The precise moment of Lizzo’s transformation has been viewed nearly 200,000 times. In 2014, the same year she released her frenzied rap debut Lizzobangers, the rapper-singer-flautist participated in a web series called The What’s Underneath Project. In her episode, Lizzo sits on a stool before a brick wall and speaks warmly about the evolution of her self-image while shedding her clothing one piece at a time. First goes a plaid shirt, then a pair of retro Jordans, and a beanie, until she’s wearing just a bra and panties. Makeup mostly scrubbed and a teeny weeny afro forming a halo around her face, she is finally, fully herself. This literal disrobing, she has said, prompted an unexpected revelation that would go on to shape her life and her art.
That experience inspired her to write “My Skin,” the breakthrough rap-ballad from her 2015 album Big Grrrl Small World. In an accompanying essay, she described the song as “a summoning of bodies: all shapes, sizes, and shades to unite in their pride, and wear their skin like the gift it is.” Since then, she has sharpened that sensibility, becoming a tireless cheerleader for herself and for millions of people she’ll never know.
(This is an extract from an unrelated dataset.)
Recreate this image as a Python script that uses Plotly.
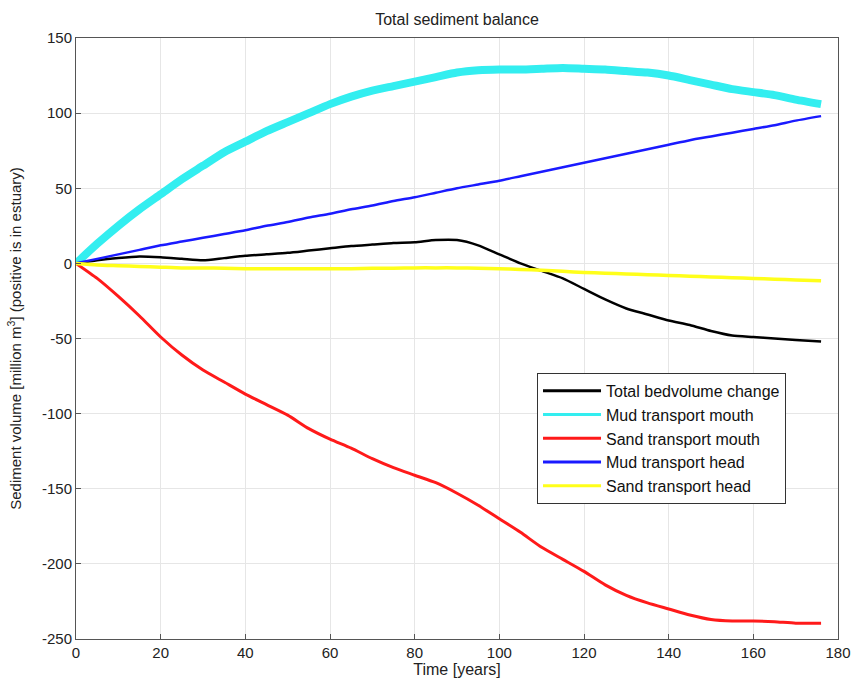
import plotly.graph_objects as go

years = [0, 5, 10, 15, 20, 25, 30, 35, 40, 45, 50, 55, 60, 65, 70, 75, 80, 85,
         90, 95, 100, 105, 110, 115, 120, 125, 130, 135, 140, 145, 150, 155,
         160, 165, 170, 176]

total_bedvolume = [0, 2, 3.5, 4.5, 4, 3, 2, 3.5, 5, 6, 7, 8.5, 10, 11.5, 12.5,
                   13.5, 14, 15.5, 15.5, 12, 6, 0, -5, -10, -17, -24, -30, -34,
                   -38, -41, -45, -48, -49, -50, -51, -52]

mud_mouth = [0, 13, 25, 36, 46, 56, 65, 74, 81, 88, 94, 100, 106, 111, 115,
             118, 121, 124, 127, 128.5, 129, 129, 129.5, 130, 129.5, 129, 128,
             127, 125, 122, 119, 116, 114, 112, 109, 106]

sand_mouth = [0, -10, -22, -35, -49, -61, -71, -79, -87, -94, -101, -110, -117,
              -123, -130, -136, -141, -146, -153, -161, -170, -179, -189, -197,
              -205, -214, -221, -226, -230, -234, -237, -238, -238, -238.5,
              -239.5, -239.5]

mud_head = [0, 3, 6, 9, 12, 14.5, 17, 19.5, 22, 25, 27.5, 30.5, 33, 36, 38.5,
            41.5, 44, 47, 50, 52.5, 55, 58, 61, 64, 67, 70, 73, 76, 79, 82,
            84.5, 87, 89.5, 92, 95, 98]

sand_head = [0, -1, -1.5, -2, -2.5, -3, -3, -3.2, -3.5, -3.5, -3.5, -3.5, -3.5,
             -3.5, -3.3, -3.2, -3, -3, -3, -3.2, -3.5, -4, -4.5, -5.3, -6,
             -6.5, -7, -7.5, -8, -8.5, -9, -9.5, -10, -10.5, -11, -11.5]

x_ticks = [0, 20, 40, 60, 80, 100, 120, 140, 160, 180]
y_ticks = [-250, -200, -150, -100, -50, 0, 50, 100, 150]
y_tick_labels = ["-250", "-200", "-150", "-100", "-50", "0", "50", "100", "150"]

series = [
    ("Total bedvolume change", total_bedvolume, "#000000", 2.5),
    ("Mud transport mouth", mud_mouth, "#33eef0", 8),
    ("Sand transport mouth", sand_mouth, "#ff1a1a", 3),
    ("Mud transport head", mud_head, "#1a1aff", 2.5),
    ("Sand transport head", sand_head, "#ffff1a", 3.5),
]

BASE = "Liberation Sans, Arial"

fig = go.Figure()
for name, vals, color, width in series:
    fig.add_trace(go.Scatter(x=years, y=vals, mode="lines", name=name,
                             showlegend=False,
                             line=dict(color=color, width=width, shape="spline",
                                       smoothing=0.6)))
# legend entries (thin sample lines, as in the reference)
for name, vals, color, width in series:
    fig.add_trace(go.Scatter(x=[None], y=[None], mode="lines", name=name,
                             line=dict(color=color, width=3)))

axis_common = dict(showgrid=True, gridcolor="#e6e6e6", gridwidth=1,
                   showline=True, linecolor="#555555", linewidth=1, mirror=True,
                   ticks="inside", ticklen=5, tickcolor="#555555",
                   zeroline=False, automargin=False,
                   tickfont=dict(family=BASE, size=15, color="#222222"))

fig.update_layout(
    width=853, height=684,
    margin=dict(l=76, r=15, t=38, b=45),
    paper_bgcolor="white", plot_bgcolor="white",
    title=dict(text="Total sediment balance", x=0.5, xanchor="center", xref="paper",
               y=1 - 19 / 684, yanchor="middle",
               font=dict(family=BASE, size=16, color="#222222")),
    xaxis=dict(range=[0, 180], tickvals=x_ticks,
               title=dict(text="Time [years]", standoff=2,
                          font=dict(family=BASE, size=16, color="#222222")),
               **axis_common),
    yaxis=dict(range=[-250, 150], tickvals=y_ticks, ticktext=y_tick_labels,
               title=dict(text="Sediment volume [million m<sup>3</sup>] (positive is in estuary)",
                          standoff=16,
                          font=dict(family=BASE, size=15, color="#222222")),
               **axis_common),
    legend=dict(x=0.605, y=0.443, xanchor="left", yanchor="top",
                bgcolor="white", bordercolor="#333333", borderwidth=1,
                font=dict(family=BASE, size=16, color="#111111"),
                itemwidth=58, tracegroupgap=0),
    showlegend=True,
)

fig.write_html("out.html",
               config={"displayModeBar": False},
               post_script="document.body.style.margin='0';"
                           "document.body.style.overflow='hidden';")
Cuz I Love You, her first full-length on Atlantic, is something of a thesis on internalized and externalized confidence—so much so that the music can feel like a means to a greater end. The rollout for the album, featuring magazine covers and late-night talk show appearances, has been one extremely long yaaaaaaas, centering her welcome approach to body-positivity and self-love as much the soaring mid-chorus notes of the single “Juice” and her uncanny ability to play a flute while twerking.
Lizzo is clearly a talent. On songs like the soul-tinged “Cuz I Love You” and the naming-and-shaming “Jerome,” she bellows from somewhere deep within, her voice so powerful that it’s a surprise to learn she spent much of her life ashamed by it. Her pledge to be “ARETHA FRANKLIN FOR THE 2018 GENERATION” is evident, if not quite actualized; this generation’s Natasha Bedingfield is maybe more accurate. Songs like “Juice” or the equally upbeat “Soulmate” have enough sheen and universality to stand in for Bedingfield’s mid-aughts empowerment anthem “Unwritten” in any given rom-com or yogurt commercial. (Lizzo faced a minor scandal last year when she allowed one of her songs to be used in a campaign for Weight Watchers. Fans were critical of the decision because WW, despite a recent rebrand to health and wellness, reinforces diet culture, putting it fundamentally at odds with interpretations of Lizzo’s fat-positive principles. She eventually apologized.)